Small Businesses

How a Wharton professor’s CLIP method can help you with ethical dilemmas in the workplace

  • 4 min Read
  • September 1, 2021

Author

Escalon

Table of Contents

While teaching the graduate course on business responsibility at the Wharton School at the University of Pennsylvania, G. Richard Shell, chair of the Legal Studies and Business Ethics Department, heard about several real-life ethical conflicts in the workplace from his MBA students. 

Shell found research that said more than 40% of workers see ethical misconduct at their place of work but do not report it, which kills office morale and allows the wrong people to set the example. Wanting to do something about the situation, Shell wrote the book “The Conscience Code: Lead with Your Values. Advance Your Career” as a practical guide for handling complicated ethical situations that can arise in the workplace.

The book “solves a crucial problem faced by professionals everywhere: What should they do when they are asked to compromise their core values to achieve organizational goals?; teaches readers to recognize and overcome the five organizational forces that push people toward actions they later regret; as well as lays out a systematic, values-to-action process that people at all levels can follow to maintain their integrity while achieving true success in their lives and careers,” according to Shell.

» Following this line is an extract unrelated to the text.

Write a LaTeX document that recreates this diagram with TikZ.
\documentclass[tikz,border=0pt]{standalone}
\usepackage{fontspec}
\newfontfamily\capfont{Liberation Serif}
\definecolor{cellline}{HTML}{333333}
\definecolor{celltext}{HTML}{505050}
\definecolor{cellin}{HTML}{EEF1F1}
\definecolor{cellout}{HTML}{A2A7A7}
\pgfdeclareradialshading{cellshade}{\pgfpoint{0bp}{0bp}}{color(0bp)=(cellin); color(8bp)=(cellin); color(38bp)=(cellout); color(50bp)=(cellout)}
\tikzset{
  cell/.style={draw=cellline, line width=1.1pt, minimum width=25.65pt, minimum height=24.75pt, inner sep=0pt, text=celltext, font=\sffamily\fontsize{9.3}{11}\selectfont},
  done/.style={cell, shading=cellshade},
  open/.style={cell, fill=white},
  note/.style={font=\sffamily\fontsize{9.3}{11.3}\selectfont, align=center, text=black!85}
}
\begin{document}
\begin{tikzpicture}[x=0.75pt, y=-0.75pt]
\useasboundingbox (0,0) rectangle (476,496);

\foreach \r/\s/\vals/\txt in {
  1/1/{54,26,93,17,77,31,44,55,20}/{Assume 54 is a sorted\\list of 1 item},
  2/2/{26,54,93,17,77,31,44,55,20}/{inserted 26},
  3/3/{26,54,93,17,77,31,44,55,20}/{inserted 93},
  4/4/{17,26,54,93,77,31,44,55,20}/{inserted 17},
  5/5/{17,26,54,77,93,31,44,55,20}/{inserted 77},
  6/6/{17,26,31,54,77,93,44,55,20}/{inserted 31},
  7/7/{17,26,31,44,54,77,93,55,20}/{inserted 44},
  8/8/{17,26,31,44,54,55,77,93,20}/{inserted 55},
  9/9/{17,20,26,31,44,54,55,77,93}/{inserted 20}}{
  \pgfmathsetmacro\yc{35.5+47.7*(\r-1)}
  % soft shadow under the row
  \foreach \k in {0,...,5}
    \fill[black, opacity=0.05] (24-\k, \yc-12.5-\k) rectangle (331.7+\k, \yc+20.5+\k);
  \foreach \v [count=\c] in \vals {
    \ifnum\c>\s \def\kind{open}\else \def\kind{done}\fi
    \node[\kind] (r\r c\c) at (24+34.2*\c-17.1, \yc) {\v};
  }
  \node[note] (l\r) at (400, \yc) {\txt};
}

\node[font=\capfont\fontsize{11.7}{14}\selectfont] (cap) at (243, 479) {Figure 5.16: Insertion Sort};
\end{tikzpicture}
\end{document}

“The Conscience Code” guides readers through the CLIP framework, which business leaders can use in order to make their way through thorny ethical decisions by reviewing the elements of consequences, loyalty, identity and principles. 

The CLIP framework

The CLIP framework — consequences, loyalty, identity and principles — uses four pointed questions to advance one’s thinking and decision-making abilities. 

Consequences

: This component answers the question: “What is the balance of harms?” Of all the components of CLIP, consequences are the most inherent and untaught; their philosophical origins go back to the functional roots of the late 18th- and 19th-century English philosophers and economists John Stuart Mill and Jeremy Bentham. The consequences element weighs the intentional as well as the unintentional outcomes of an action. Shell explains that in business school, he finds that students race to consequences, discuss them and then they think they are finished. This is because numerous business decisions are made after weighing the consequences. However, ethical ones go much deeper and wider. 

Loyalty

: The loyalty part of the framework answers the question: “What duties do I owe to others?” The philosophical roots of this element can be found in Asian and Confucianism culture, and it plays a crucial role in ethical decision-making. This is because humans often feel a sense of loyalty for their co-workers, bosses and organizations. Once a decision is made, they still have to execute it, but with loyalty in mind, people can sometimes do it in a way that minimizes damage to others.

Identity

: The identity element answers the question: “Can I live with this decision?” Identity is entrenched in the Aristotelian concept of virtue. It talks about who people are when dealing with ethical dilemmas. Shell emphasizes thinking of oneself not as a member of a business community exclusively, but as a member of a business community who is a person of conscience. Through his book, he wishes to evoke identity so that everyone can think of themselves as people with values, who can live with themselves after making the decision they make. 

Principles

: The element of principles answers the question: “Is there a principle at stake that must not be compromised?” It comprises codes of conduct, such as the Ten Commandments of the Judeo-Christian tradition. People make smarter decisions when they have principles ton use as a reference. Sometimes, they also allow humans to offload the emotional component of difficult decisions.

Key takeaway: The CLIP framework is not meant to be a formula that makes challenging decisions simple, says Shell. Rather, it should be considered a guide for leaders to foster a values-based workplace and protect their integrity.